The Court observes that the applicant was not a party to the proceedings in which a final judgment had been given in favour of the Kompanyony company and subsequently quashed. The company was represented by a certain Mr G. and there is no indication of the applicant ’ s involvement in these proceedings. Nor does it appear from the elements in the case-file that the applicant ever attempted to join the proceedings in his personal capacity. It follows that the applicant cannot claim to be a “victim” of the alleged violation of Article 6.
It follows that th is complaint is incompatible ratione personae with the provisions of the Convention within the meaning of Article 35 § 3 and must be rejected in accordance with Article 35 § 4.
(b) As regards the complaint under Article 1 of Protocol No. 1, the Court notes that by the time the judgment of 5 January 1999 was quashed, the debt arising out of that judgment had been assigned to the Pamir-99 company.

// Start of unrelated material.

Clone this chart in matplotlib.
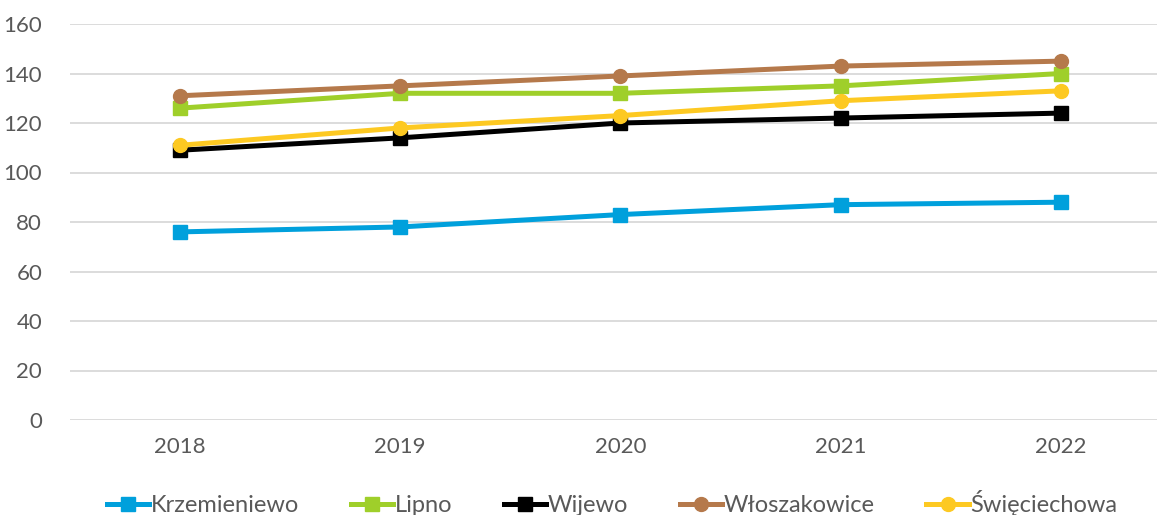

In June 2001, that is after the quashing had occurred , the applicant acquired for himself the right to claim the debt and damages arising out of that judgment .
It has been the Court ’ s constant case-law that a “claim” can only constitute a “possession” within the meaning of Article 1 of Protocol No. 1 if it is sufficiently established to be enforceable (see Grishchenko v. Russia (dec.), no. 75907/01, 8 July 2004; Burdov v. Russia , no. 59498/00, § 40 , ECHR 2002 ‑ III ), and an assignment of a debt is capable in principle of amounting to such a “possession”. However, as the judgment debt which was assigned to the applicant had already been quashed at the date of the assignment, and in the absence of any other apparent benefit to the applicant from the assignment, the Court does not accept that the assignment resulted in the acquisition by the applicant of a “possession” within the meaning of Article 1 of Protocol No. 1.

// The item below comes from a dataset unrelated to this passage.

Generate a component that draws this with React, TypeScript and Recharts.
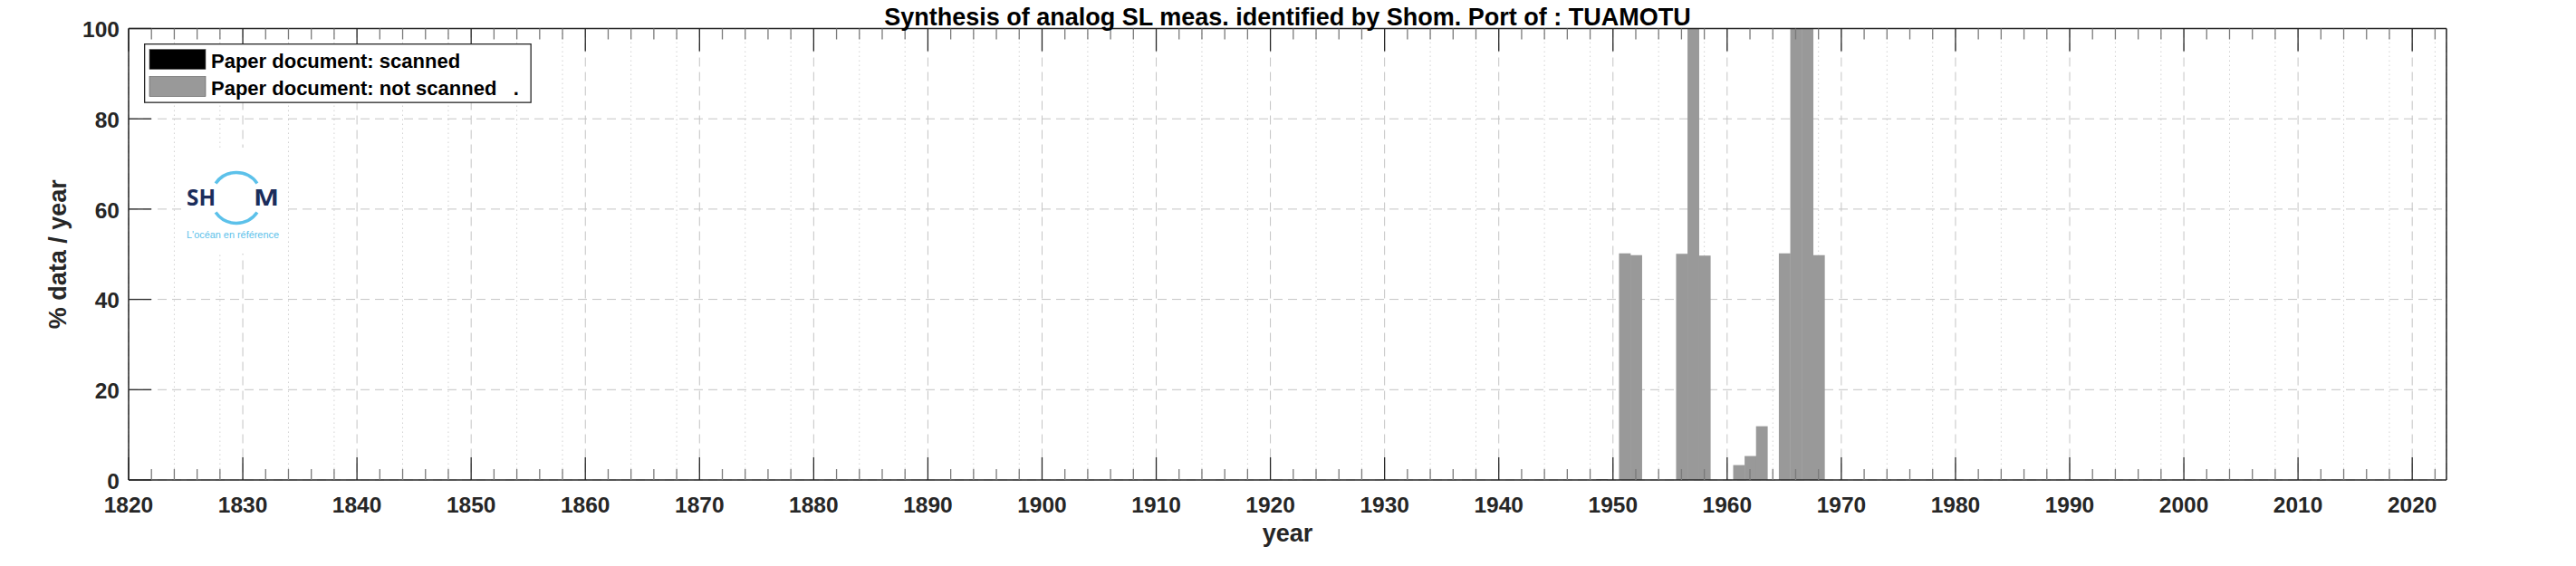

In so far as the quashing might have affected the property rights of the Pamir-99 company who owned the judgment debt at the material time, the Court notes that no application has been lodged by that company. I t has not been claimed that it has ceased to exist as a legal entity or that it could not present an application in its own name for any other reasons of exceptional nature. Nor did the applicant claim that he intended to introduce an application in the name of the Pamir-99 company. Furthermore, the very fact that he had purchased the right to claim from the company is a clear indication of his intention to have introduced the application in his own name rather than on behalf of the Pamir-99 company (compare with J.W. v. Poland , no. 27917/95 , Commission decision of 11 September 1997 ).
It follows that th is part of the application is incompatible ratione personae with the provisions of the Convention within the meaning of Article 35 § 3 and must be rejected in accordance with Article 35 § 4.
For these reasons, the Court by a majority
Declares the application inadmissible.